Sample Size Calculator
Compute the sample size for a proportion using n₀ = z²·p̂(1−p̂)/e², with optional FPC for a known N.
Written by Golam Rabbani, Founder & Lead Engineer
How to use this sample size calculator
- Choose the confidence level (80% to 99.9%).
- Set the margin of error you can tolerate (in percentage points).
- Set the expected proportion p̂. Use 50 for the most conservative (largest) sample size.
- Optionally enter the population size N to apply the finite-population correction.
- Press Calculate to read both n₀ (unlimited) and the adjusted sample size.

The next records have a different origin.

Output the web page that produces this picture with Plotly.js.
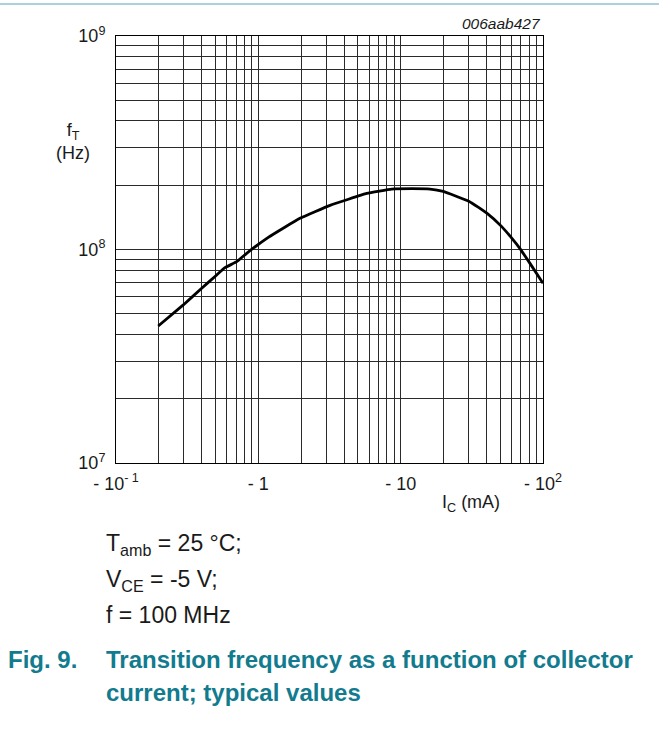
<!DOCTYPE html>
<html>
<head>
<meta charset="utf-8">
<script src="https://cdn.plot.ly/plotly-3.0.1.min.js"></script>
<style>
html,body{margin:0;padding:0;background:#fff;}
#chart{width:659px;height:756px;}
</style>
</head>
<body>
<div id="chart"></div>
<script>
// Data (collector current in mA, transition frequency in Hz)
const currentMA = [0.198, 0.297, 0.40, 0.51, 0.583, 0.705, 0.828, 1.175, 1.96, 3.19, 5.78, 8.65, 12.0, 16.1, 19.9, 30.3, 40.3, 51.3, 60.3, 68.9, 81.0, 100];
const fT_Hz     = [4.38e7, 5.50e7, 6.58e7, 7.60e7, 8.22e7, 8.77e7, 9.60e7, 1.14e8, 1.40e8, 1.61e8, 1.83e8, 1.92e8, 1.93e8, 1.92e8, 1.87e8, 1.68e8, 1.48e8, 1.28e8, 1.13e8, 1.01e8, 8.61e7, 6.95e7];

// Axis decades and their labels
const xDecades = [0.1, 1, 10, 100];
const xDecadeLabels = ['- 10<sup>- 1</sup>', '- 1', '- 10', '- 10<sup>2</sup>'];
const yDecades = [1e7, 1e8, 1e9];
const yDecadeLabels = ['10<sup>7</sup>', '10<sup>8</sup>', '10<sup>9</sup>'];

// Text content
const figId = '006aab427';
const yTitle = 'f<sub>T</sub><br>(Hz)';
const xTitle = 'I<sub>C</sub> (mA)';
const conditions = ['T<sub>amb</sub> = 25 °C;', 'V<sub>CE</sub> = -5 V;', 'f = 100 MHz'];
const figNumber = 'Fig. 9.';
const captionLines = ['Transition frequency as a function of collector', 'current; typical values'];

// Build tick sets (decades labelled, 2..9 unlabelled gridlines)
function buildTicks(decades, labels) {
  const vals = [], text = [];
  decades.forEach((d, i) => {
    vals.push(d); text.push(labels[i]);
    if (i < decades.length - 1) {
      for (let k = 2; k <= 9; k++) { vals.push(d * k); text.push(''); }
    }
  });
  return {vals, text};
}
const xt = buildTicks(xDecades, xDecadeLabels);
const yt = buildTicks(yDecades, yDecadeLabels);

const FONT = 'Liberation Sans, Arial, Helvetica, sans-serif';
const TEAL = '#127b8e';
const INK = '#1a1a1a';

// pixel -> paper helpers (plot area: left 116, right 543, top 36, bottom 463)
const L = 116, R = 543, T = 36, B = 463;
const px = x => (x - L) / (R - L);
const py = y => (B - y) / (B - T);

const annotations = [];
function ann(text, x, y, opts) {
  annotations.push(Object.assign({
    text, x: px(x), y: py(y), xref: 'paper', yref: 'paper',
    showarrow: false, xanchor: 'left', yanchor: 'middle',
    font: {family: FONT, size: 18, color: INK}
  }, opts || {}));
}
ann(figId, R, 24, {xanchor: 'right', font: {family: FONT, size: 15.5, color: INK, style: 'italic'}});
ann(yTitle, 73, 141, {xanchor: 'center'});
ann(xTitle, 471, 503, {xanchor: 'center'});
const condY = [544, 580, 615];
conditions.forEach((c, i) => ann(c, 104, condY[i], {font: {family: FONT, size: 23, color: INK}}));
ann('<b>' + figNumber + '</b>', 6, 659, {font: {family: FONT, size: 24, color: TEAL}});
const capY = [659, 692];
captionLines.forEach((c, i) => ann('<b>' + c + '</b>', 104, capY[i], {font: {family: FONT, size: 24, color: TEAL}}));

const trace = {
  x: currentMA, y: fT_Hz, type: 'scatter', mode: 'lines',
  line: {color: '#000', width: 2.8, shape: 'spline', smoothing: 0.3},
  hoverinfo: 'skip'
};

const axisCommon = {
  type: 'log', tickmode: 'array', showgrid: true, gridcolor: '#2a2a2a', gridwidth: 1,
  showline: true, linecolor: '#000', linewidth: 1, mirror: true, zeroline: false,
  ticks: '', tickfont: {family: FONT, size: 18, color: INK}, fixedrange: true
};

const layout = {
  width: 659, height: 756,
  margin: {l: L, r: 659 - R, t: T, b: 756 - B, pad: 0},
  paper_bgcolor: '#fff', plot_bgcolor: '#fff',
  showlegend: false,
  xaxis: Object.assign({}, axisCommon, {
    range: [Math.log10(xDecades[0]), Math.log10(xDecades[xDecades.length - 1])],
    tickvals: xt.vals, ticktext: xt.text, ticklabelstandoff: 4
  }),
  yaxis: Object.assign({}, axisCommon, {
    range: [Math.log10(yDecades[0]), Math.log10(yDecades[yDecades.length - 1])],
    tickvals: yt.vals, ticktext: yt.text, ticklabelstandoff: 6
  }),
  annotations,
  shapes: [{
    type: 'line', xref: 'paper', yref: 'paper',
    x0: px(0), x1: px(659), y0: py(4), y1: py(4),
    line: {color: '#a8d3da', width: 2}
  }]
};

Plotly.newPlot('chart', [trace], layout, {displayModeBar: false, staticPlot: true});
</script>
</body>
</html>
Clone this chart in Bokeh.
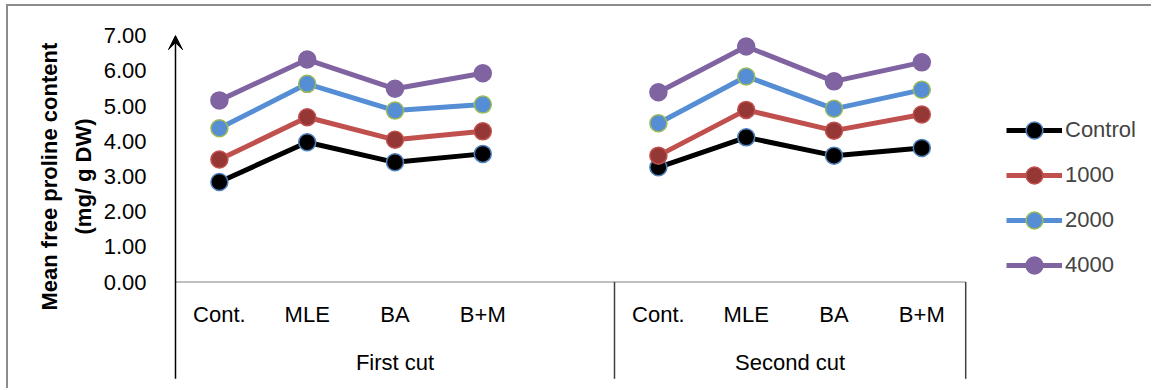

About this sample size calculator
Sample-size planning for a proportion uses Cochran's formula n₀ = z² · p̂(1 − p̂) / e², where z is the two-tailed critical value for the chosen confidence level, p̂ is the expected proportion, and e is the maximum acceptable margin of error (as a decimal). Picking p̂ = 0.5 makes the formula as conservative as possible — the variance term p̂(1 − p̂) is maximised at 0.25. When the population is finite, the calculator applies the finite-population correction (FPC): n = n₀ / (1 + (n₀ − 1) / N). The FPC reduces the sample size when N is small relative to n₀.
Worked example. You want a 95% confidence level, a ±5% margin of error, and you have no prior estimate so you use p̂ = 50%. z₀.₉₅ ≈ 1.9600. n₀ = (1.9600² · 0.5 · 0.5) / 0.05² = (3.8416 · 0.25) / 0.0025 = 0.9604 / 0.0025 ≈ 384.16. Round up to 385. If your population is N = 10,000, the FPC gives n = 384.16 / (1 + (384.16 − 1) / 10,000) ≈ 370.4, round up to 371. The tool rounds up automatically since you cannot survey a fractional respondent.
FAQ
- Why round up the sample size?
- You cannot interview half a respondent, and the formula guarantees the desired margin only at or above the computed n.
- Why use p̂ = 50% when I don't know the true value?
- Because p̂(1 − p̂) is maximised at p̂ = 0.5. Using 50% yields the largest (most conservative) sample size, so the resulting interval is guaranteed to meet your margin no matter what the true proportion turns out to be.
- When does the finite-population correction matter?
- When n₀ is more than ~5% of the population. For huge populations (national surveys), the FPC barely moves n.
- Does this calculator handle stratified or cluster samples?
- No — it covers simple random sampling for a single proportion. Complex designs need an effective sample size adjustment.
- Is the answer the same as for a mean?
- No. For a mean, the formula is n = (z · σ / e)², where σ is the population SD. This calculator is specifically for a proportion.